Giovanni arched his eyebrows. ‘I know.’

‘And she always confuses Augustus with Nero.’

‘Exactly. A disaster. But I had no choice. She was the only person available.’

Cesca felt her chest tighten as she realized she’d backed herself into a corner. ‘Okay, look, I’ll be straight with you – I slept through the alarm,’ she said quickly. ‘I don’t sleep that well and—’

‘Cesca, I am sorry. It is the third strike. You know our company policy.’

She swallowed, hardly able to believe this was happening. Third strike? What was this – Borstal? ‘You mean, I’m out?’ she whispered, feeling the blood drain from her flushed face. She had precisely two hundred and eighty-six euros in her bank account. Her rent – due next week – was nine hundred and ninety euros but she’d had eleven tours booked in between now and then. Earning eighty euros per tour, she would have just made it. Dinner, last night – to celebrate Guido’s twenty-fifth birthday – had been factored in to her weekly outgoings for weeks. Oh God, why hadn’t she taken that reward last night? Five thousand euros for returning a bag! She could have been here, sitting pretty. How could she afford to be principled when she couldn’t afford to eat?

‘I don’t suppose it would make any difference if I told you I was almost run over on the way over here?’ she tried.

Giovanni arched an eyebrow that indicated he was done with her stories.

‘Look at my knee!’ she said, rucking up her long skirt and showing him.

‘Cesca, please,’ he pleaded, his eyes drooping like a blood-hound’s. ‘There is nothing more I can do for you.’

‘But you’re the boss!’

‘I know. I am sorry it must end this way.’

He was adamant. She sat there for a moment, trying to think of another way to change things, but she had tried it all: outrageous stories, a frank confession, honesty, pleading, begging . . . What else was there? She had overslept one time too many.

Ciao, Francesca,’ Giovanni said, as solemnly as a judge in a black cap. ‘Sonia will settle up with you on the way out.’

Cesca sighed, pulling herself to standing and walking out slowly, her knee beginning to throb. She added in a limp, hoping he’d take pity and call her back, but her rubber soles on the metal walkways were the only sound as she walked out, back towards the light.
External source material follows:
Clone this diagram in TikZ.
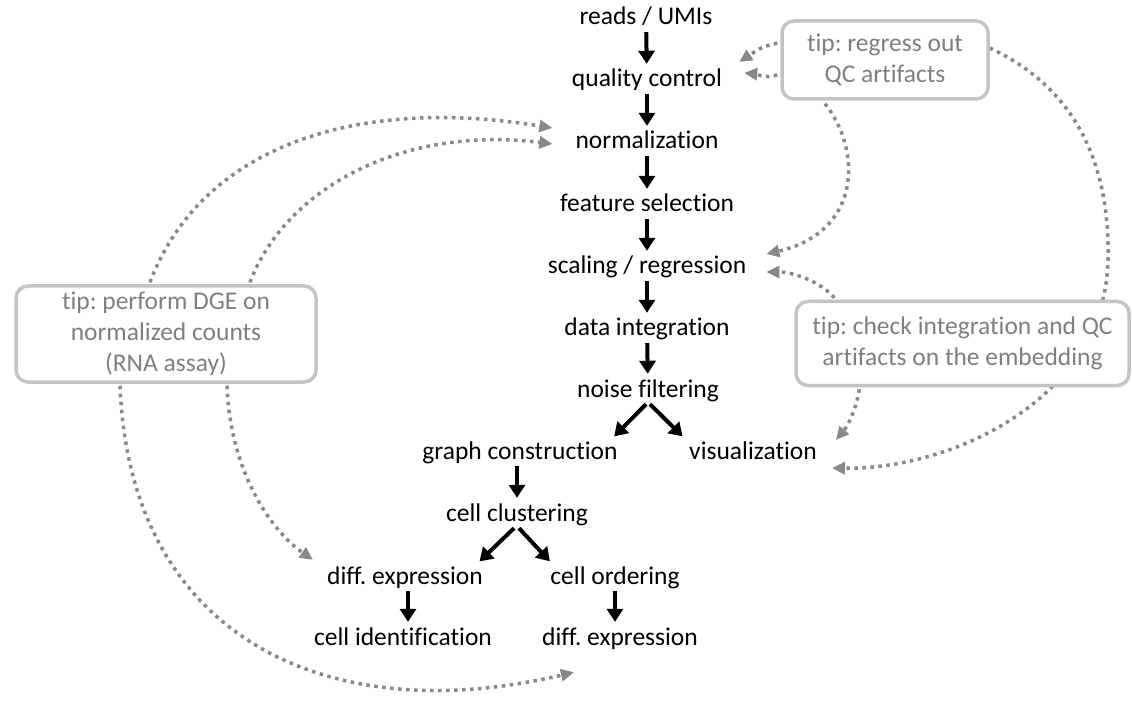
\documentclass[tikz,border=0pt]{standalone}
\usepackage{fontspec}
\setmainfont{Carlito}[Ligatures={NoCommon,NoRequired,NoContextual}]
\usetikzlibrary{arrows.meta,calc,backgrounds}
\definecolor{dotgray}{HTML}{888888}
\definecolor{boxgray}{HTML}{C4C4C4}
\definecolor{tipgray}{HTML}{7F7F7F}
\frenchspacing
\begin{document}
\frenchspacing
\begin{tikzpicture}[x=1pt,y=-1pt,
  stage/.style={inner xsep=3pt, inner ysep=4pt, text height=17pt, text depth=3pt,
    font=\fontsize{25.5}{31}\selectfont},
  tipbox/.style={draw=boxgray, line width=3.5pt, rounded corners=12pt, fill=white,
    text=tipgray, align=center, font=\fontsize{25.5}{31}\selectfont, inner sep=0pt},
  flow/.style={line width=4pt, -{Triangle[length=13pt,width=16pt]}, shorten >=2pt},
  hint/.style={dotgray, line width=3.5pt, dash pattern=on 3.5pt off 4.5pt,
    -{Triangle[length=13pt,width=12pt]}},
]
\useasboundingbox (0,0) rectangle (1132,708);

% pipeline stages
\node[stage] (reads)  at (646,18)  {reads / UMIs};
\node[stage] (qc)     at (647,80)  {quality control};
\node[stage] (norm)   at (647,142) {normalization};
\node[stage] (feat)   at (647,205) {feature selection};
\node[stage] (scal)   at (647,267) {scaling / regression};
\node[stage] (integ)  at (647,329) {data integration};
\node[stage] (noise)  at (648,390) {noise filtering};
\node[stage] (graph)  at (520,452) {graph construction};
\node[stage] (vis)    at (753,452) {visualization};
\node[stage] (clust)  at (517,514) {cell clustering};
\node[stage] (dexpa)  at (405,577) {diff. expression};
\node[stage] (cellid) at (403,638) {cell identification};
\node[stage] (order)  at (615,577) {cell ordering};
\node[stage] (dexpb)  at (620,638) {diff. expression};

% tip boxes
\node[tipbox, minimum width=206pt, minimum height=78pt] (rg) at (885,60)
  {tip: regress out\\QC artifacts};
\node[tipbox, minimum width=300pt, minimum height=96pt] (dge) at (166,334)
  {tip: perform DGE on\\normalized counts\\(RNA assay)};
\node[tipbox, minimum width=333pt, minimum height=84pt] (chk) at (962.5,343.5)
  {tip: check integration and QC\\artifacts on the embedding};

% black flow arrows
\coordinate (dxa) at ($(dexpa.south)+(3,0)$);
\draw[flow] (reads) -- (qc);
\draw[flow] (qc) -- (norm);
\draw[flow] (norm) -- (feat);
\draw[flow] (feat) -- (scal);
\draw[flow] (scal) -- (integ);
\draw[flow] (integ) -- (noise);
\draw[flow] ($(noise.south)+(-2,0)$) -- ($(graph.north east)+(-8,0)$);
\draw[flow] ($(noise.south)+(2,0)$) -- ($(vis.north west)+(-2,0)$);
\draw[flow] (clust.north |- graph.south) -- (clust.north);
\draw[flow] ($(clust.south)+(-3,0)$) -- ($(dexpa.north east)+(-8,0)$);
\draw[flow] ($(clust.south)+(2,0)$) -- ($(order.north west)+(4,0)$);
\draw[flow] (dxa) -- (dxa |- cellid.north);
\draw[flow] (order.south) -- (order.south |- dexpb.north);

% grey dotted hints
\begin{scope}[on background layer]
\draw[hint] ($(rg.west)+(-3,-17)$) .. controls (762,47) .. ($(qc.east)+(14,-18)$);
\draw[hint] ($(rg.west)+(-3,15)$) .. controls (765,79) and (756,74) .. ($(qc.east)+(19,-7)$);
\draw[hint] ($(rg.south)+(-60,3)$) .. controls (862,150) and (862,232) .. ($(scal.east)+(17,-13)$);
\draw[hint] ($(rg.east)+(0,-12)$) .. controls (1080,90) and (1110,170) .. (1108,260)
  .. controls (1105,400) and (950,470) .. ($(vis.east)+(12,16)$);
\draw[hint] ($(chk.north west)+(40,-2)$) .. controls (822,283) and (795,272) .. ($(scal.east)+(17,5)$);
\draw[hint] ($(chk.south west)+(65,2)$) .. controls (856,412) and (846,428) .. ($(vis.east)+(16,-12)$);
\draw[hint] ($(dge.north)+(-16,-2)$) .. controls (200,150) and (350,95) .. ($(norm.west)+(-20,-14)$);
\draw[hint] ($(dge.north)+(84,-2)$) .. controls (285,190) and (400,125) .. ($(norm.west)+(-20,2)$);
\draw[hint] ($(dge.south)+(-46,2)$) .. controls (130,640) and (330,730) .. ($(dexpb.south west)+(35,20)$);
\draw[hint] ($(dge.south)+(61,2)$) .. controls (230,470) and (270,530) .. ($(dexpa.north west)+(-11,-3)$);
\end{scope}
\end{tikzpicture}
\end{document}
Sonia had the envelope all ready as she approached. ‘Sorry, Cesca,’ she grimaced, handing it over.

‘No, it’s my fault. I’ve only got myself to blame,’ Cesca sighed, feeling last night’s exhaustion creep upon her as the adrenaline ebbed away. And she stepped back out into the light to where the shadows were still hard-edged and black, to where the crowds were beginning to gather and the day was already pulling away without her.